Set task => Transcribe all of the data exactly. Omit the pictures.

Working data =>
☆ ☆ ☆ ☆

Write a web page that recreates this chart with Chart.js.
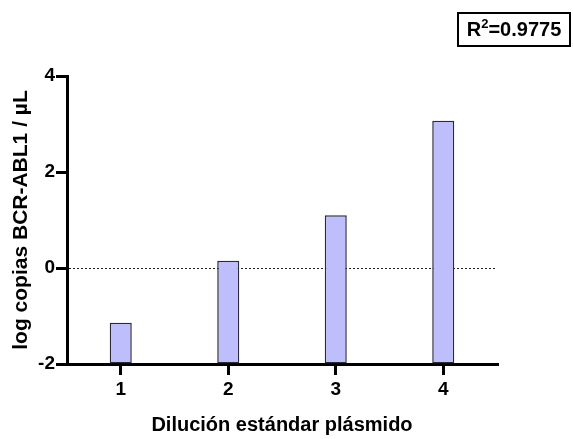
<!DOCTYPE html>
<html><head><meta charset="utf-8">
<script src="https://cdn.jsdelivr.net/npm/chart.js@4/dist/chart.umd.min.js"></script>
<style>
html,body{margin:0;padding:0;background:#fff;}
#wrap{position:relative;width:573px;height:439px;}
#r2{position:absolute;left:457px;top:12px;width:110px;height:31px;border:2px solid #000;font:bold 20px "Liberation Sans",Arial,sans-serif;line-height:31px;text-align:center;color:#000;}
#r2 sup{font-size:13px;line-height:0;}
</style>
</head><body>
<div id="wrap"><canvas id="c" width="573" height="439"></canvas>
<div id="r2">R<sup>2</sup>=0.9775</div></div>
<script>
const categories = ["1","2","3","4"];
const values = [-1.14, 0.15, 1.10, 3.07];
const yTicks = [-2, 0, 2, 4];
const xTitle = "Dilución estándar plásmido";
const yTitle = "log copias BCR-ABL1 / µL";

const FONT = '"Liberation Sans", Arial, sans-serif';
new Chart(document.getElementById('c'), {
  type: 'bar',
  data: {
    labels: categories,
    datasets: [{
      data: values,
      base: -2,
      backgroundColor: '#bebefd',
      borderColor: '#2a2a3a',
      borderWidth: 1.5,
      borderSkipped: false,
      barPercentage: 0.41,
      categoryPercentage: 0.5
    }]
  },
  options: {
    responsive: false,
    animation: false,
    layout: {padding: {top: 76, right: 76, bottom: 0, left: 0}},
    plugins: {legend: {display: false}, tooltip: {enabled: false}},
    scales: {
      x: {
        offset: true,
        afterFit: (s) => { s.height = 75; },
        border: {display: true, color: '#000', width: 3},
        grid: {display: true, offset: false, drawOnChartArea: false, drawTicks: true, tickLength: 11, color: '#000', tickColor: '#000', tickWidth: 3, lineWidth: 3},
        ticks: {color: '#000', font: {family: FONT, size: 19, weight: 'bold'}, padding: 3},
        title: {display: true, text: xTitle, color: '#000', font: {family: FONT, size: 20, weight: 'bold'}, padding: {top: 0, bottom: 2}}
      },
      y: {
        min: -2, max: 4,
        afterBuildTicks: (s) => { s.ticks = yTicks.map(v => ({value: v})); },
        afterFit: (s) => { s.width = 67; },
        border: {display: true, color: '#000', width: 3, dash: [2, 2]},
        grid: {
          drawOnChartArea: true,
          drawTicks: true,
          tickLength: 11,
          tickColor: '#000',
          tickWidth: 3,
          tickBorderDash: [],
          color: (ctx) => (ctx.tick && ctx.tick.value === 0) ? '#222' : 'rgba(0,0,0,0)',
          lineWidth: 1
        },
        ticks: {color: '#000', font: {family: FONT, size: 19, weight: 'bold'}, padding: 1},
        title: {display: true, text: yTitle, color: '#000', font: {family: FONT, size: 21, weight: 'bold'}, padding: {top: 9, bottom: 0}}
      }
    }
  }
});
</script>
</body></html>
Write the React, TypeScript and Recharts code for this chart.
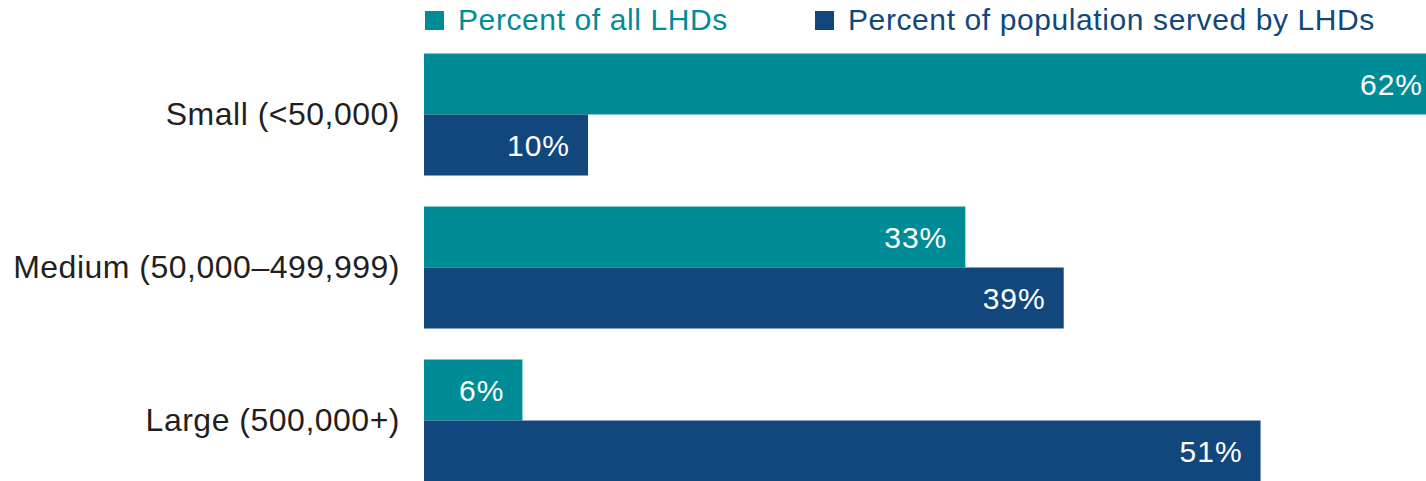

☆ ☆ ☆ ☆

Exercise result =>
Write a web page that recreates this chart with Chart.js.
<!DOCTYPE html>
<html><head><meta charset="utf-8">
<script src="https://cdn.jsdelivr.net/npm/chart.js@4/dist/chart.umd.min.js"></script>
<style>
html,body{margin:0;padding:0;background:#fff;}
#wrap{position:relative;width:573px;height:439px;}
#r2{position:absolute;left:457px;top:12px;width:110px;height:31px;border:2px solid #000;font:bold 20px "Liberation Sans",Arial,sans-serif;line-height:31px;text-align:center;color:#000;}
#r2 sup{font-size:13px;line-height:0;}
</style>
</head><body>
<div id="wrap"><canvas id="c" width="573" height="439"></canvas>
<div id="r2">R<sup>2</sup>=0.9775</div></div>
<script>
const categories = ["1","2","3","4"];
const values = [-1.14, 0.15, 1.10, 3.07];
const yTicks = [-2, 0, 2, 4];
const xTitle = "Dilución estándar plásmido";
const yTitle = "log copias BCR-ABL1 / µL";

const FONT = '"Liberation Sans", Arial, sans-serif';
new Chart(document.getElementById('c'), {
  type: 'bar',
  data: {
    labels: categories,
    datasets: [{
      data: values,
      base: -2,
      backgroundColor: '#bebefd',
      borderColor: '#2a2a3a',
      borderWidth: 1.5,
      borderSkipped: false,
      barPercentage: 0.41,
      categoryPercentage: 0.5
    }]
  },
  options: {
    responsive: false,
    animation: false,
    layout: {padding: {top: 76, right: 76, bottom: 0, left: 0}},
    plugins: {legend: {display: false}, tooltip: {enabled: false}},
    scales: {
      x: {
        offset: true,
        afterFit: (s) => { s.height = 75; },
        border: {display: true, color: '#000', width: 3},
        grid: {display: true, offset: false, drawOnChartArea: false, drawTicks: true, tickLength: 11, color: '#000', tickColor: '#000', tickWidth: 3, lineWidth: 3},
        ticks: {color: '#000', font: {family: FONT, size: 19, weight: 'bold'}, padding: 3},
        title: {display: true, text: xTitle, color: '#000', font: {family: FONT, size: 20, weight: 'bold'}, padding: {top: 0, bottom: 2}}
      },
      y: {
        min: -2, max: 4,
        afterBuildTicks: (s) => { s.ticks = yTicks.map(v => ({value: v})); },
        afterFit: (s) => { s.width = 67; },
        border: {display: true, color: '#000', width: 3, dash: [2, 2]},
        grid: {
          drawOnChartArea: true,
          drawTicks: true,
          tickLength: 11,
          tickColor: '#000',
          tickWidth: 3,
          tickBorderDash: [],
          color: (ctx) => (ctx.tick && ctx.tick.value === 0) ? '#222' : 'rgba(0,0,0,0)',
          lineWidth: 1
        },
        ticks: {color: '#000', font: {family: FONT, size: 19, weight: 'bold'}, padding: 1},
        title: {display: true, text: yTitle, color: '#000', font: {family: FONT, size: 21, weight: 'bold'}, padding: {top: 9, bottom: 0}}
      }
    }
  }
});
</script>
</body></html>
Write the React, TypeScript and Recharts code for this chart.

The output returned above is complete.